Paul: We choose not to. Instead we choose to say, like, “Isn’t Mennen a good brand for…for your…smell.”
Rich: Well, they sniff out, “Rich is a male.”
Paul: That’s right.
Rich: And he lives in New York, and…
Paul: Good so far.
Rich: He tends to visit these types of sites.
Paul: Mmmm hmmm.
Rich: Around food and fashion and news and whatnot.
Paul: Non-incognito mode.
Rich: Non-incognito mode. And a particular profile is drawn, and a particular target set of advertising. The more targeted the advertising, the higher the value.
Paul: That’s right. So if I can tell you definitively that here’s a person that has $1.8 million in the bank, is looking for a car or whatever.
Rich: Yeah.
Paul: That’s the holy grail. So what a big media company does now is go out and gather those statistics and then kind of sell the rectangles, saying, “I swear to God — ”
Rich: Yup.
Paul: “If you tell me what to say, I can say it to the person that looks like this.”
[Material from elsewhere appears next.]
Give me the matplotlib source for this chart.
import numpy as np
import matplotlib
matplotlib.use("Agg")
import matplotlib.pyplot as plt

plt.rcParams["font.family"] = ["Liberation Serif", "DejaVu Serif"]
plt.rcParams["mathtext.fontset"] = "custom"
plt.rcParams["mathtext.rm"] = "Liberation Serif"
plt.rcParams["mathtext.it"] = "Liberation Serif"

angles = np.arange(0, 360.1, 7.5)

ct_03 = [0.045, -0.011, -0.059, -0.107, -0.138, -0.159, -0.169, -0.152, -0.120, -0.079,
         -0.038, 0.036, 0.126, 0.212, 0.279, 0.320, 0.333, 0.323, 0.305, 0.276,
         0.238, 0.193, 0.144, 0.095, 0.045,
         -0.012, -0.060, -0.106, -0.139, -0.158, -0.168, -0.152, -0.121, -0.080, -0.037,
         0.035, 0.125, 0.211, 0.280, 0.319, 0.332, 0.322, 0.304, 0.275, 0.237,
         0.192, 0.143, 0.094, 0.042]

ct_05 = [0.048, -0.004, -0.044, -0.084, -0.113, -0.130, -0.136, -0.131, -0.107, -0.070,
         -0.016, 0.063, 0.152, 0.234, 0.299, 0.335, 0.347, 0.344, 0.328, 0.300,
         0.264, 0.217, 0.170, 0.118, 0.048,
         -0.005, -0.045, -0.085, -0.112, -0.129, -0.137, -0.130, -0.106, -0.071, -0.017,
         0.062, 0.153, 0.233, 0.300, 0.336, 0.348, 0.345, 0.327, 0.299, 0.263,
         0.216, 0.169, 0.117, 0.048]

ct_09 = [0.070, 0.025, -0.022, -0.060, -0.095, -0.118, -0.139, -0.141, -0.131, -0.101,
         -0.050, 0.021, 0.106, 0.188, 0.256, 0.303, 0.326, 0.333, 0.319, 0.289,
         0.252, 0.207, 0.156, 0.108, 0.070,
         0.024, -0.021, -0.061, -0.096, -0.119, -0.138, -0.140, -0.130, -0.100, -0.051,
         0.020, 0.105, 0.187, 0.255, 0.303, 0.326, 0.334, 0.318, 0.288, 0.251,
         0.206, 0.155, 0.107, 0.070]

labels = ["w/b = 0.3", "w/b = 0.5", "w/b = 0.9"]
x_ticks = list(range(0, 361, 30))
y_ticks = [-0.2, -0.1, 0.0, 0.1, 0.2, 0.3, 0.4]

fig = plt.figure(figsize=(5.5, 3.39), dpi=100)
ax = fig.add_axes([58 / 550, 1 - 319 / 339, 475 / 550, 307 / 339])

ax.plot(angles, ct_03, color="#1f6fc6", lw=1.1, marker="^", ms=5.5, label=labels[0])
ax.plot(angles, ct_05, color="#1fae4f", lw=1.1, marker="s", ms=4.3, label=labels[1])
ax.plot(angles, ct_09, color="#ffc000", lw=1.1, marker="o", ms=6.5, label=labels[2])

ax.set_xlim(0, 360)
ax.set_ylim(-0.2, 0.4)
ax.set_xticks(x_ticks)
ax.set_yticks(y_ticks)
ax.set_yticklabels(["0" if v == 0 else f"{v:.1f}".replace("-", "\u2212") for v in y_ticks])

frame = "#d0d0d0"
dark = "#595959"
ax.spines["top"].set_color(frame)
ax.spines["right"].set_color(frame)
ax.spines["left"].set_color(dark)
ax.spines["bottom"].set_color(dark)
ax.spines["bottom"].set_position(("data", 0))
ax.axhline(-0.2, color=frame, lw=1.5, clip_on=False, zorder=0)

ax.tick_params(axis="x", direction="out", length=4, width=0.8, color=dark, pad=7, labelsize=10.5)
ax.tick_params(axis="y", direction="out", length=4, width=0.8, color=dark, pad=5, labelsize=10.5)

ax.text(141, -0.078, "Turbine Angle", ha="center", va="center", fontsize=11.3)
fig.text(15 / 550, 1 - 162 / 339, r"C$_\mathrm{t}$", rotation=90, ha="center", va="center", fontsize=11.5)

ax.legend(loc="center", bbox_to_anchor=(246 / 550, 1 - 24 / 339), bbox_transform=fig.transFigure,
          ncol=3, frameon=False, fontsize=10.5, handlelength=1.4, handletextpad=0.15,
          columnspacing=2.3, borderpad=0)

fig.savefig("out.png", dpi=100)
Rich: Yes. And Verizon knows a whole lot about its subscribers?
Paul: Boy does it.
Rich: Cell phone subscribers. And it’s about to get — so it’s a synergy thing, I mean it makes sense. My mom called me.
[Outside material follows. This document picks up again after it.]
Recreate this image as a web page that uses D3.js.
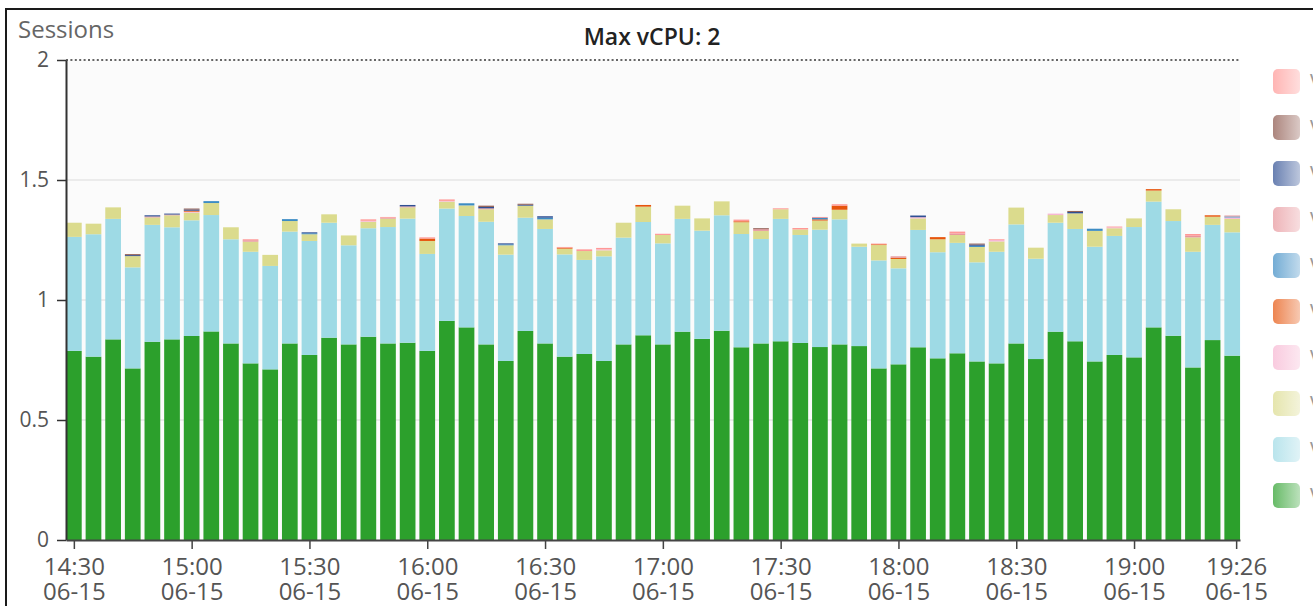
<!DOCTYPE html>
<html>
<head>
<meta charset="utf-8">
<script src="https://cdn.jsdelivr.net/npm/d3@7/dist/d3.min.js"></script>
<style>
  html, body { margin: 0; padding: 0; background: #fff; }
  svg { display: block; font-family: "Open Sans", "Noto Sans", sans-serif; }
</style>
</head>
<body>
<svg id="chart" width="1313" height="606"></svg>
<script>
// 5-minute buckets on 2023-06-15
const times = [
  "14:30","14:35","14:40","14:45","14:50","14:55",
  "15:00","15:05","15:10","15:15","15:20","15:25","15:30","15:35","15:40","15:45","15:50","15:55",
  "16:00","16:05","16:10","16:15","16:20","16:25","16:30","16:35","16:40","16:45","16:50","16:55",
  "17:00","17:05","17:10","17:15","17:20","17:25","17:30","17:35","17:40","17:45","17:50","17:55",
  "18:00","18:05","18:10","18:15","18:20","18:25","18:30","18:35","18:40","18:45","18:50","18:55",
  "19:00","19:05","19:10","19:15","19:20","19:25"
];

// Sessions per VM, stacked bottom to top
const vm10 = [0.788,0.764,0.836,0.715,0.826,0.836,0.850,0.869,0.819,0.736,0.711,0.819,0.771,0.843,0.815,
              0.847,0.819,0.822,0.788,0.913,0.886,0.815,0.746,0.871,0.819,0.764,0.775,0.746,0.815,0.853,
              0.815,0.868,0.838,0.872,0.803,0.819,0.828,0.821,0.804,0.815,0.808,0.715,0.732,0.803,0.757,
              0.778,0.744,0.736,0.819,0.754,0.868,0.828,0.744,0.771,0.761,0.886,0.851,0.719,0.833,0.768];
const vm09 = [0.475,0.510,0.502,0.421,0.487,0.467,0.482,0.485,0.434,0.465,0.431,0.466,0.475,0.479,0.413,
              0.452,0.485,0.517,0.404,0.468,0.464,0.511,0.443,0.472,0.477,0.426,0.392,0.436,0.445,0.472,
              0.421,0.470,0.451,0.481,0.472,0.435,0.510,0.450,0.489,0.521,0.414,0.450,0.400,0.489,0.442,
              0.460,0.413,0.465,0.496,0.418,0.454,0.468,0.478,0.496,0.543,0.524,0.478,0.482,0.480,0.514];
const vm08 = [0.059,0.044,0.048,0.047,0.031,0.050,0.032,0.050,0.050,0.042,0.046,0.044,0.028,0.035,0.041,
              0.027,0.035,0.047,0.054,0.029,0.044,0.052,0.039,0.050,0.040,0.024,0.037,0.025,0.062,0.064,
              0.035,0.055,0.051,0.058,0.049,0.034,0.040,0.023,0.038,0.040,0.013,0.064,0.039,0.048,0.054,
              0.033,0.064,0.043,0.070,0.046,0.032,0.065,0.066,0.032,0.036,0.046,0.049,0.060,0.034,0.056];
const vm07 = [0,0,0,0,0,0,0.004,0,0,0, 0,0,0,0,0,0.004,0,0,0,0.003,
              0,0,0,0,0,0,0,0.004,0,0, 0,0,0,0,0,0,0,0,0,0,
              0,0,0,0.005,0,0,0,0.006,0,0, 0.006,0,0,0.004,0,0,0,0,0,0.006];
const vm06 = [0,0,0,0,0,0,0.004,0,0,0, 0,0,0,0,0,0,0,0,0.010,0,
              0,0,0,0,0,0.004,0,0,0,0.007, 0,0,0,0,0.004,0,0,0,0.005,0.017,
              0,0.003,0.005,0,0.009,0,0,0,0,0, 0,0,0,0,0,0.006,0,0,0.006,0];
const vm05 = [0,0,0,0,0,0,0,0.008,0,0, 0,0.008,0.004,0,0,0,0,0,0,0,
              0.009,0,0.004,0,0.007,0,0,0,0,0, 0,0,0,0,0,0,0,0,0.006,0,
              0,0,0,0,0,0,0.005,0,0,0, 0,0,0.009,0,0,0,0,0,0,0.004];
const vm04 = [0,0,0,0,0.004,0.003,0,0,0,0.006, 0,0,0,0,0,0,0.004,0.004,0,0,
              0,0.004,0,0,0,0,0,0,0,0, 0,0,0,0,0,0.007,0,0,0.004,0,
              0,0,0.006,0,0,0.006,0,0,0,0, 0,0,0,0,0,0,0,0.007,0,0.004];
const vm03 = [0,0,0,0.004,0.005,0.004,0.005,0,0,0, 0,0,0.004,0,0,0,0,0.006,0,0,
              0,0.006,0.004,0.004,0.006,0,0,0,0,0, 0,0,0,0,0,0,0,0,0,0,
              0,0,0,0.007,0,0,0.005,0,0,0, 0,0.006,0,0,0,0,0,0,0,0];
const vm02 = [0,0,0,0.004,0,0,0.004,0,0,0, 0,0,0,0,0,0,0,0,0,0,
              0,0.005,0,0.004,0,0,0,0,0,0, 0,0,0,0,0,0.004,0,0,0,0,
              0,0,0,0,0,0,0.004,0,0,0, 0,0.004,0,0,0,0,0,0,0,0];
const vm01 = [0,0,0,0,0,0,0,0,0,0.004, 0,0,0,0,0,0.006,0.003,0,0.005,0.006,
              0,0,0,0,0,0.003,0.007,0.006,0,0, 0.005,0,0,0,0.007,0,0.004,0.006,0,0.006,
              0,0.003,0,0,0,0.008,0,0.003,0,0, 0,0,0,0.003,0,0,0,0.007,0,0];

const seriesNames  = ["VM-10","VM-09","VM-08","VM-07","VM-06","VM-05","VM-04","VM-03","VM-02","VM-01"];
const seriesValues = [vm10, vm09, vm08, vm07, vm06, vm05, vm04, vm03, vm02, vm01];
const seriesColors = ["#2ca02c","#9edae5","#dbdb8d","#f7b6d2","#e6550d","#3d8cc4","#e7969c","#2f4f93","#8c564b","#ff9896"];

const yTicks = [0, 0.5, 1, 1.5, 2];
const xTickTimes = ["14:30","15:00","15:30","16:00","16:30","17:00","17:30","18:00","18:30","19:00","19:26"];
const xTickDate = "06-15";
const titleText = "Max vCPU: 2";
const yAxisTitle = "Sessions";

const day = "2023-06-15 ";
const parse = d3.timeParse("%Y-%m-%d %H:%M:%S");
const toDate = hm => parse(day + hm + ":00");

const rows = times.map((t, i) => {
  const r = { time: toDate(t) };
  seriesNames.forEach((n, k) => r[n] = seriesValues[k][i]);
  return r;
});

const svg = d3.select("#chart");
const plotLeft = 66, plotRight = 1240, plotTop = 60, plotBottom = 540;

const x = d3.scaleTime()
  .domain([d3.timeMinute.offset(toDate(times[0]), -2), parse(day + "19:26:59")])
  .range([plotLeft, plotRight]);
const y = d3.scaleLinear().domain([0, 2]).range([plotBottom, plotTop]);

// outer frame
svg.append("path")
  .attr("d", "M6,606V9H1313")
  .attr("fill", "none").attr("stroke", "#1a1a1a").attr("stroke-width", 2);

// plot background
svg.append("rect")
  .attr("x", plotLeft).attr("y", plotTop).attr("width", plotRight - plotLeft).attr("height", plotBottom - plotTop)
  .attr("fill", "#fbfbfb");

// grid
svg.append("g").selectAll("line").data(yTicks.filter(v => v > 0 && v < 2)).join("line")
  .attr("x1", plotLeft).attr("x2", plotRight)
  .attr("y1", d => y(d)).attr("y2", d => y(d))
  .attr("stroke", "#e6e6e6").attr("stroke-width", 1.5);

// capacity line at the top
svg.append("line")
  .attr("x1", plotLeft).attr("x2", plotRight).attr("y1", y(2)).attr("y2", y(2))
  .attr("stroke", "#666").attr("stroke-width", 2).attr("stroke-dasharray", "2,2.4");

// stacked bars
const stack = d3.stack().keys(seriesNames)(rows);
const layer = svg.append("g").selectAll("g").data(stack).join("g")
  .attr("fill", (d, i) => seriesColors[i]);
layer.selectAll("rect").data(d => d).join("rect")
  .attr("x", d => x(d3.timeMinute.offset(d.data.time, -2)))
  .attr("width", d => x(d3.timeMinute.offset(d.data.time, 2)) - x(d3.timeMinute.offset(d.data.time, -2)))
  .attr("y", d => y(d[1]))
  .attr("height", d => Math.max(0, y(d[0]) - y(d[1])));

// y axis
const yAxis = svg.append("g").attr("transform", `translate(${plotLeft},0)`)
  .call(d3.axisLeft(y).tickValues(yTicks).tickFormat(d3.format("~g")).tickSize(9).tickSizeOuter(0).tickPadding(8));
yAxis.select(".domain").attr("stroke", "#333").attr("stroke-width", 2);
yAxis.selectAll(".tick line").attr("stroke", "#333").attr("stroke-width", 1.5);
yAxis.selectAll(".tick text").attr("font-size", 21).attr("fill", "#555")
  .attr("font-family", "'Open Sans', sans-serif");

// x axis: time on the first line, date on the second
const xAxis = svg.append("g").attr("transform", `translate(0,${plotBottom})`)
  .call(d3.axisBottom(x).tickValues(xTickTimes.map(toDate)).tickSize(9).tickSizeOuter(0).tickFormat(""));
xAxis.select(".domain").attr("stroke", "#444").attr("stroke-width", 2);
xAxis.selectAll(".tick line").attr("stroke", "#444").attr("stroke-width", 1.5);
xAxis.selectAll(".tick").each(function (d, i) {
  const g = d3.select(this);
  g.select("text").remove();
  [xTickTimes[i], xTickDate].forEach((s, j) => {
    g.append("text")
      .attr("x", 0).attr("y", 35 + j * 25)
      .attr("text-anchor", "middle")
      .attr("font-size", 24).attr("fill", "#555")
      .attr("font-family", "'Open Sans', sans-serif")
      .text(s);
  });
});

// titles
svg.append("text")
  .attr("x", 652).attr("y", 45).attr("text-anchor", "middle")
  .attr("font-size", 23).attr("font-weight", 600).attr("fill", "#222")
  .text(titleText);
svg.append("text")
  .attr("x", 18).attr("y", 38)
  .attr("font-size", 24).attr("fill", "#666")
  .text(yAxisTitle);

// legend (top entry = top of stack)
const defs = svg.append("defs");
seriesColors.forEach((c, i) => {
  const g = defs.append("linearGradient").attr("id", "lg" + i);
  g.append("stop").attr("offset", "0%").attr("stop-color", c).attr("stop-opacity", 0.72);
  g.append("stop").attr("offset", "100%").attr("stop-color", c).attr("stop-opacity", 0.32);
});
const legendOrder = d3.range(seriesNames.length).reverse();
const legend = svg.append("g").selectAll("g").data(legendOrder).join("g")
  .attr("transform", (k, i) => `translate(1273,${69 + i * 46})`);
legend.append("rect")
  .attr("width", 27).attr("height", 25).attr("rx", 5)
  .attr("fill", k => `url(#lg${k})`);
legend.append("text")
  .attr("x", 37).attr("y", 13).attr("dominant-baseline", "central")
  .attr("font-size", 21).attr("fill", "#999")
  .text(k => seriesNames[k]);
</script>
</body>
</html>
Paul: Yeah. Because now we’re going to get to Yahoo.
Rich: They acquired Yahoo.
Paul: Your mom called you.
Rich: My mom called me.
Paul: This is not a normal subject for her.
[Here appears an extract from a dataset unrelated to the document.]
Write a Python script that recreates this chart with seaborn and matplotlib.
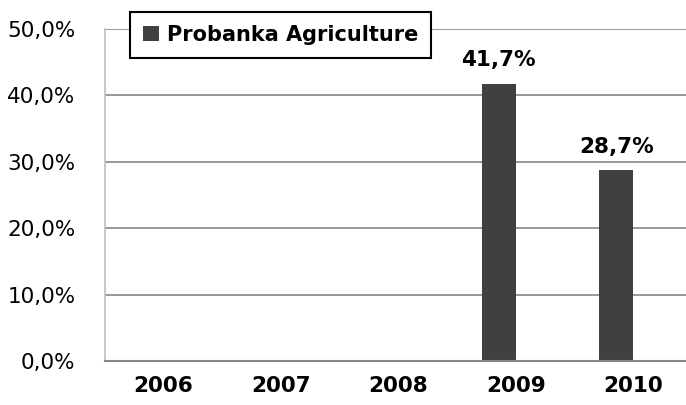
import matplotlib
matplotlib.use('Agg')
import matplotlib.pyplot as plt
import pandas as pd
import seaborn as sns
from matplotlib.ticker import FuncFormatter

# Data (Excel style, 2nd series is empty but takes bar space)
years = ['2006', '2007', '2008', '2009', '2010']
probanka = [0, 0, 0, 41.7, 28.7]
hidden = [0, 0, 0, 0, 0]
series_name = 'Probanka Agriculture'

sns.set_style('white')
plt.rcParams['font.family'] = ['DejaVu Sans']
plt.rcParams['text.color'] = 'black'
plt.rcParams['xtick.color'] = 'black'
plt.rcParams['ytick.color'] = 'black'

df = pd.DataFrame({
    'year': years * 2,
    'series': [series_name] * len(years) + ['_hidden'] * len(years),
    'value': probanka + hidden,
})

fig = plt.figure(figsize=(6.86, 4.05), dpi=100)
ax = fig.add_axes([104.5 / 686, 44 / 405, 587.5 / 686, 332 / 405])

sns.barplot(data=df, x='year', y='value', hue='series',
            palette=['#404040', '#ffffff'], saturation=1,
            width=0.58, gap=0, legend=False, linewidth=0, ax=ax)

ax.set_ylim(0, 50)
ax.set_xlim(-0.5, len(years) - 0.5)
ax.set_xlabel('')
ax.set_ylabel('')

# gridlines + axes
ax.set_yticks([0, 10, 20, 30, 40, 50])
ax.yaxis.grid(True, color='#868686', lw=1.2)
ax.set_axisbelow(True)
ax.yaxis.set_major_formatter(FuncFormatter(lambda v, p: f'{v:.1f}%'.replace('.', ',')))
for s in ['top', 'right']:
    ax.spines[s].set_visible(False)
ax.spines['left'].set_color('#bfbfbf')
ax.spines['left'].set_linewidth(1.2)
ax.spines['bottom'].set_color('#868686')
ax.spines['bottom'].set_linewidth(1.5)

ax.tick_params(axis='y', length=8, color='#bfbfbf', labelcolor='black', width=1.2, pad=13, labelsize=15.5)
ax.set_xticks([i - 0.5 for i in range(len(years) + 1)], minor=True)
ax.tick_params(axis='x', which='minor', length=7, color='#868686', width=1.5)
ax.tick_params(axis='x', which='major', length=0, pad=11, labelsize=15.5, labelcolor='black')
for lab in ax.get_xticklabels():
    lab.set_fontweight('bold')

# value labels
labels = [f'{v:.1f}%'.replace('.', ',') if v else '' for v in probanka]
ax.bar_label(ax.containers[0], labels=labels, padding=10,
             fontsize=15.5, fontweight='bold', color='black')

# legend
leg = ax.legend(handles=[ax.containers[0].patches[3]], labels=[series_name],
                loc='upper left', bbox_to_anchor=(130 / 686, 1 - 12 / 405),
                bbox_transform=fig.transFigure, borderaxespad=0,
                fancybox=False, framealpha=1, edgecolor='black',
                handlelength=0.75, handleheight=0.75, handletextpad=0.4,
                borderpad=0.62, prop={'weight': 'bold', 'size': 15})
leg.get_frame().set_linewidth(1.5)
for t in leg.get_texts():
    t.set_color('black')

fig.savefig('out.png', dpi=100)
Rich: No. My mom knows that I’m involved in a technology company. She called me up in a frenzy, on the street, and said, “Rich, Verizon” — which she understands is her phone.
Paul: Mmmm hmmm.
Rich: “Bought Yahoo” — which by the way, she still uses, because she keeps all her contacts in Yahoo Mail.
Paul: We should point out, too, your mom is not a heavy technology user.
Rich: Not at all.
Paul: She’s smart as a whip.
Rich: Very smart.
Paul: She’s very, very smart, like, she runs businesses, she knows what she’s doing, she’s…
Rich: Not tech-savvy at all.
Paul: But not a technical person, and kind of a little overwhelmed.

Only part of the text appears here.